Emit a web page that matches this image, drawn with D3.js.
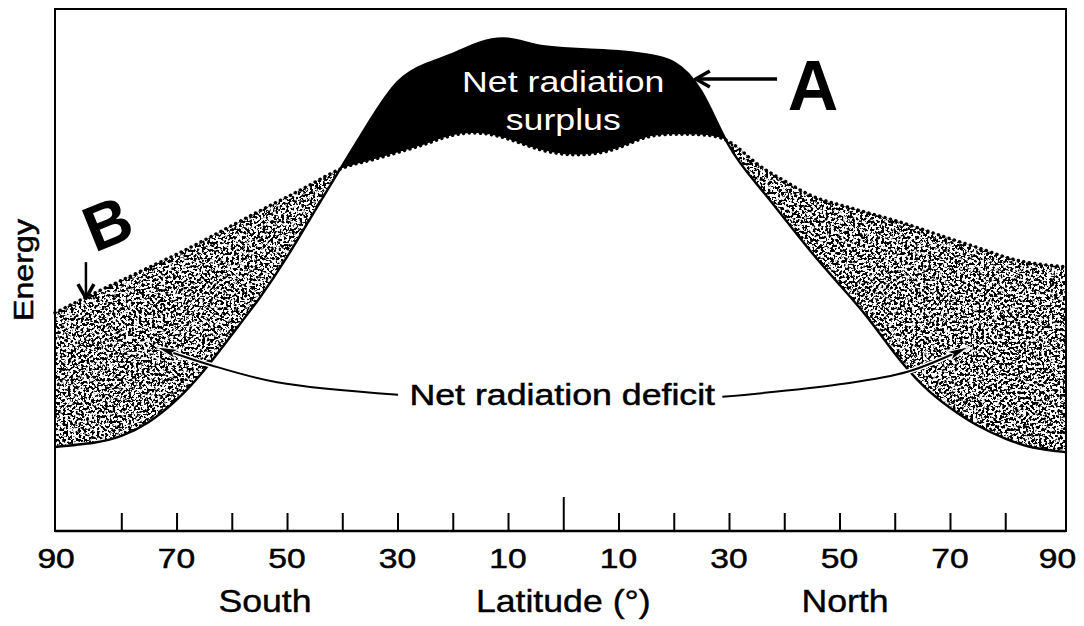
<!DOCTYPE html>
<html>
<head>
<meta charset="utf-8">
<script src="https://cdn.jsdelivr.net/npm/d3@7"></script>
<style>
  html, body { margin: 0; padding: 0; background: #fff; }
  svg { display: block; }
  text { font-family: "Liberation Sans", Arial, Helvetica, sans-serif; fill: #000; }
</style>
</head>
<body>
<svg id="chart" width="1084" height="626"></svg>
<script>
// ---------- data ----------
const latitude = [-92,-85,-80,-75,-70,-65,-60,-55,-50,-45,-40,-35,-30,-25,-20,-15,-10,-5,0,
                  5,10,15,20,25,30,35,40,45,50,55,60,65,70,75,80,85,91];
// absorbed solar radiation (solid line)
const incoming = [16.1,16.9,18.2,20.9,25.1,30.8,37.6,44.6,52.5,61.3,70.0,78.6,86.0,89.4,91.4,93.6,94.3,93.1,92.5,
                  92.2,91.9,91.3,89.8,84.2,73.8,66.5,59.9,53.3,47.2,41.0,34.0,28.0,23.6,20.2,17.7,16.0,15.1];
// outgoing radiation (dotted line)
const outgoing = [41.8,45.5,48.0,50.5,53.0,55.7,58.5,61.3,64.0,66.8,69.5,71.0,72.5,74.1,75.8,76.2,75.1,73.3,72.2,
                  72.2,73.4,75.4,76.0,75.9,74.6,70.4,67.1,64.2,62.5,61.0,59.5,57.8,56.0,54.3,52.5,51.3,50.6];
const tickLatitudes = [-80,-70,-60,-50,-40,-30,-20,-10,0,10,20,30,40,50,60,70,80];
const labelLatitudes = [-90,-70,-50,-30,-10,10,30,50,70,90];
const tickLabels = ["90","70","50","30","10","10","30","50","70","90"];
const hemisphereLabels = ["South","Latitude (°)","North"];
const hemisphereLat = [-54,0,51];

// ---------- layout ----------
const W = 1084, H = 626;
const frame = {left: 55, right: 1066, top: 9, bottom: 531};
const svg = d3.select("#chart");

const x = d3.scaleLinear().domain([-92, 91]).range([frame.left, frame.right]);
const y = d3.scaleLinear().domain([0, 100]).range([frame.bottom, frame.top]);

const rows = latitude.map((l, i) => ({lat: l, inc: incoming[i], out: outgoing[i]}));
const curve = d3.curveNatural;

// ---------- defs ----------
const defs = svg.append("defs");
const f = defs.append("filter").attr("id", "speckle")
  .attr("filterUnits", "userSpaceOnUse").attr("x", 0).attr("y", 0).attr("width", W).attr("height", H);
f.append("feTurbulence").attr("type", "fractalNoise").attr("baseFrequency", 0.38)
  .attr("numOctaves", 3).attr("seed", 11).attr("result", "n");
f.append("feColorMatrix").attr("in", "n").attr("type", "matrix")
  .attr("values", "0 0 0 0 0  0 0 0 0 0  0 0 0 0 0  -12 0 0 0 6.3");

const bandArea = d3.area().curve(curve).x(d => x(d.lat)).y0(d => y(d.inc)).y1(d => y(d.out));
const aboveOut = d3.area().curve(curve).x(d => x(d.lat)).y0(frame.top - 5).y1(d => y(d.out));
const belowOut = d3.area().curve(curve).x(d => x(d.lat)).y0(d => y(d.out)).y1(frame.bottom + 5);

defs.append("clipPath").attr("id", "clipAbove").append("path").attr("d", aboveOut(rows));
defs.append("clipPath").attr("id", "clipBelow").append("path").attr("d", belowOut(rows));
defs.append("clipPath").attr("id", "clipBand").append("path").attr("d", bandArea(rows));

// markers
defs.append("marker").attr("id", "tri").attr("viewBox", "0 0 22 12")
  .attr("refX", 21).attr("refY", 6).attr("markerWidth", 22).attr("markerHeight", 12)
  .attr("markerUnits", "userSpaceOnUse").attr("orient", "auto")
  .append("path").attr("d", "M0,1 L22,6 L0,11 L5,6 Z").attr("fill", "#000")
  .attr("stroke", "#fff").attr("stroke-width", 1);
defs.append("marker").attr("id", "chev").attr("viewBox", "0 0 20 20")
  .attr("refX", 18).attr("refY", 10).attr("markerWidth", 20).attr("markerHeight", 20)
  .attr("markerUnits", "userSpaceOnUse").attr("orient", "auto")
  .append("path").attr("d", "M4,2 L18,10 L4,18").attr("fill", "none")
  .attr("stroke", "#000").attr("stroke-width", 3.5).attr("stroke-linejoin", "miter");

// ---------- fills ----------
// deficit: speckled band where outgoing exceeds incoming
const speck = svg.append("g").attr("clip-path", "url(#clipBelow)")
  .append("g").attr("clip-path", "url(#clipBand)");
speck.append("rect").attr("x", 0).attr("y", 0).attr("width", W).attr("height", H)
  .attr("fill", "#fff");
speck.append("rect").attr("x", 0).attr("y", 0).attr("width", W).attr("height", H)
  .attr("fill", "#000").attr("filter", "url(#speckle)");

// surplus: black band where incoming exceeds outgoing
svg.append("g").attr("clip-path", "url(#clipAbove)")
  .append("path").attr("d", bandArea(rows)).attr("fill", "#000");

// ---------- lines ----------
const incLine = d3.line().curve(curve).x(d => x(d.lat)).y(d => y(d.inc));
const outLine = d3.line().curve(curve).x(d => x(d.lat)).y(d => y(d.out));

svg.append("path").attr("d", outLine(rows)).attr("fill", "none")
  .attr("stroke", "#000").attr("stroke-width", 3.4).attr("stroke-linecap", "round")
  .attr("stroke-dasharray", "0.1,5.5");
svg.append("path").attr("d", incLine(rows)).attr("fill", "none")
  .attr("stroke", "#000").attr("stroke-width", 2.4);

// ---------- frame & axis ----------
svg.append("rect").attr("x", frame.left).attr("y", frame.top)
  .attr("width", frame.right - frame.left).attr("height", frame.bottom - frame.top)
  .attr("fill", "none").attr("stroke", "#000").attr("stroke-width", 2);

const axis = d3.axisBottom(x).tickValues(tickLatitudes).tickSize(-18).tickFormat("");
const ag = svg.append("g").attr("transform", `translate(0,${frame.bottom})`).call(axis);
ag.select(".domain").remove();
ag.selectAll(".tick line").attr("stroke", "#000").attr("stroke-width", 2)
  .attr("y2", d => d === 0 ? -34 : -18);
svg.append("line").attr("x1", frame.left).attr("x2", frame.right)
  .attr("y1", frame.bottom).attr("y2", frame.bottom).attr("stroke", "#000").attr("stroke-width", 2.5);

// tick labels
svg.append("g").selectAll("text").data(labelLatitudes).join("text")
  .attr("transform", (d, i) => {
    const dx = i === 0 ? -10 : (i === labelLatitudes.length - 1 ? -3 : 0);
    return `translate(${x(d) + dx},568) scale(1.2,1)`;
  })
  .attr("text-anchor", "middle").attr("font-size", 28)
  .attr("stroke", "#000").attr("stroke-width", 0.5)
  .text((d, i) => tickLabels[i]);

svg.append("g").selectAll("text").data(hemisphereLabels).join("text")
  .attr("transform", (d, i) => `translate(${x(hemisphereLat[i])},612) scale(1.15,1)`)
  .attr("text-anchor", "middle").attr("font-size", 31)
  .attr("stroke", "#000").attr("stroke-width", 0.4)
  .text(d => d);

// y-axis title
svg.append("text").attr("transform", "translate(33,270) rotate(-90) scale(1.15,1)")
  .attr("text-anchor", "middle").attr("font-size", 28)
  .attr("stroke", "#000").attr("stroke-width", 0.5)
  .text("Energy");

// ---------- annotations ----------
// surplus label (white on black)
svg.append("text").attr("transform", `translate(${x(0)},92) scale(1.19,1)`)
  .attr("text-anchor", "middle").attr("font-size", 30).style("fill", "#fff")
  .text("Net radiation");
svg.append("text").attr("transform", `translate(${x(0)},130) scale(1.19,1)`)
  .attr("text-anchor", "middle").attr("font-size", 30).style("fill", "#fff")
  .text("surplus");

// deficit label
svg.append("text").attr("transform", `translate(${x(0) - 1},405) scale(1.19,1)`)
  .attr("text-anchor", "middle").attr("font-size", 30)
  .attr("stroke", "#000").attr("stroke-width", 0.5)
  .text("Net radiation deficit");

const leader = d3.line().curve(d3.curveCatmullRom.alpha(0.5)).x(d => x(d[0])).y(d => y(d[1]));
const leftLeader = [[-29.9, 26.1], [-51.8, 28.5], [-63.9, 31.8], [-73.5, 35.2]];
const rightLeader = [[28.8, 25.7], [50, 28.1], [62.3, 30.5], [73.2, 35.2]];
[leftLeader, rightLeader].forEach(pts => {
  svg.append("path").attr("d", leader(pts)).attr("fill", "none")
    .attr("stroke", "#fff").attr("stroke-width", 5);
  svg.append("path").attr("d", leader(pts)).attr("fill", "none")
    .attr("stroke", "#000").attr("stroke-width", 2).attr("marker-end", "url(#tri)");
});

// A label with arrow
const arrowA = [[38.7, 86.6], [24.0, 86.6]];
svg.append("path").attr("d", d3.line().x(d => x(d[0])).y(d => y(d[1]))(arrowA))
  .attr("fill", "none").attr("stroke", "#000").attr("stroke-width", 3.5)
  .attr("marker-end", "url(#chev)");
svg.append("text").attr("x", 813).attr("y", 110).attr("text-anchor", "middle")
  .attr("font-size", 70).attr("font-weight", "bold").text("A");

// B label with arrow
const arrowB = [[-86.4, 51.5], [-86.4, 44.6]];
svg.append("path").attr("d", d3.line().x(d => x(d[0])).y(d => y(d[1]))(arrowB))
  .attr("fill", "none").attr("stroke", "#000").attr("stroke-width", 2.5)
  .attr("marker-end", "url(#chev)");
svg.append("text").attr("transform", "translate(116,244) rotate(-22)")
  .attr("text-anchor", "middle").attr("font-size", 64).attr("font-weight", "bold")
  .text("B");
</script>
</body>
</html>
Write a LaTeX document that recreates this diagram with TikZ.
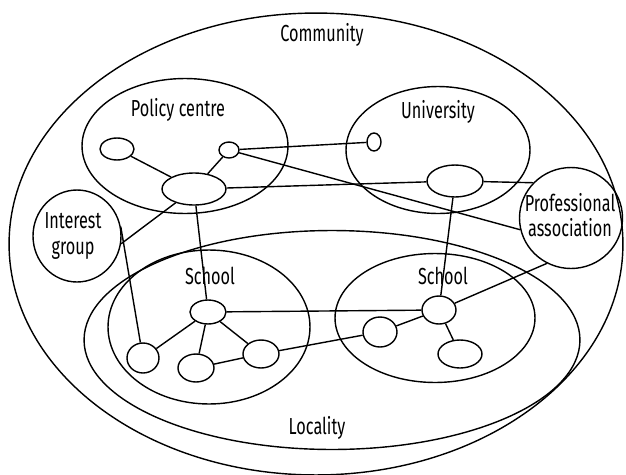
\documentclass[tikz,border=0pt]{standalone}
\usepackage{fontspec}
\setmainfont{Fira Sans}[FakeStretch=0.70]
\usetikzlibrary{shapes.geometric}
\tikzset{
    region/.style 2 args={draw, ellipse, inner sep=0pt, line width=0.8pt,
        minimum width=#1cm, minimum height=#2cm},
    blob/.style 2 args={draw, ellipse, inner sep=0pt, line width=0.8pt,
        minimum width=#1cm, minimum height=#2cm},
    lbl/.style={inner sep=1pt, align=center, font=\fontsize{13.2}{14.5}\selectfont},
    tie/.style={line width=0.8pt}
}

\begin{document}
\begin{tikzpicture}[x=0.02cm, y=-0.02cm]
    \useasboundingbox (0,0) rectangle (626,474);
    % big regions
    \node[region={12.28}{9.24}] (comm) at (316,244) {};
    \node[region={9.92}{4.38}]  (loc)  at (332,340) {};
    \node[region={4.04}{3.08}]  (schA) at (209,327) {};
    \node[region={4.0}{2.58}]   (schB) at (435,318) {};
    \node[region={4.12}{2.7}]   (pol)  at (185,146) {};
    \node[region={3.68}{2.54}]  (uni)  at (438,150) {};
    \node[region={1.76}{1.84}]  (ig)   at (77,236) {};
    \node[region={2.06}{2.02}]  (pa)   at (571,218) {};
    % labels
    \node[lbl] (tComm) at (322,35)  {Community};
    \node[lbl] (tLoc)  at (317,428) {Locality};
    \node[lbl] (tPol)  at (178,110) {Policy centre};
    \node[lbl] (tUni)  at (438,112) {University};
    \node[lbl] (tSchA) at (210,276) {School};
    \node[lbl] (tSchB) at (443,276) {School};
    \node[lbl] (tIg)   at (73,236)  {Interest\\group};
    \node[lbl] (tPa)   at (570,215) {Professional\\association};
    % small actors
    \node[blob={.68}{.44}] (p1) at (117,149) {};
    \node[blob={.40}{.32}] (p2) at (229,150) {};
    \node[blob={1.28}{.64}] (p3) at (194,189) {};
    \node[blob={.28}{.36}] (u1) at (374,142) {};
    \node[blob={1.12}{.64}] (u2) at (455,181) {};
    \node[blob={.72}{.48}] (s1) at (208,312) {};
    \node[blob={.64}{.60}] (s2) at (143,358) {};
    \node[blob={.72}{.56}] (s3) at (196,368) {};
    \node[blob={.72}{.56}] (s4) at (261,354) {};
    \node[blob={.68}{.56}] (r1) at (439,310) {};
    \node[blob={.68}{.60}] (r2) at (380,332) {};
    \node[blob={.88}{.56}] (r3) at (460,354) {};
    % ties
    \draw[tie] (p1) -- (p3);
    \draw[tie] (p2) -- (p3);
    \draw[tie] (p2) -- (u1);
    \draw[tie] (p2) -- (pa.193);
    \draw[tie] (p3) -- (u2);
    \draw[tie] (u2) -- (pa.137);
    \draw[tie] (p3) -- (ig.-10);
    \draw[tie] (p3) -- (s1);
    \draw[tie] (ig.12) -- (s2);
    \draw[tie] (u2) -- (r1);
    \draw[tie] (pa.242) -- (r1);
    \draw[tie] (s1) -- (s2);
    \draw[tie] (s1) -- (s3);
    \draw[tie] (s1) -- (s4);
    \draw[tie] (s3) -- (s4);
    \draw[tie] (s1) -- (r1);
    \draw[tie] (s4) -- (r2);
    \draw[tie] (r2) -- (r1);
    \draw[tie] (r1) -- (r3);
\end{tikzpicture}
\end{document}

::::::::::

All lines in the data that contain the word "this" should be copied.

_Answer in full_
Emit a web page that matches this image, drawn with D3.js.
Write a LaTeX document that recreates this diagram with TikZ.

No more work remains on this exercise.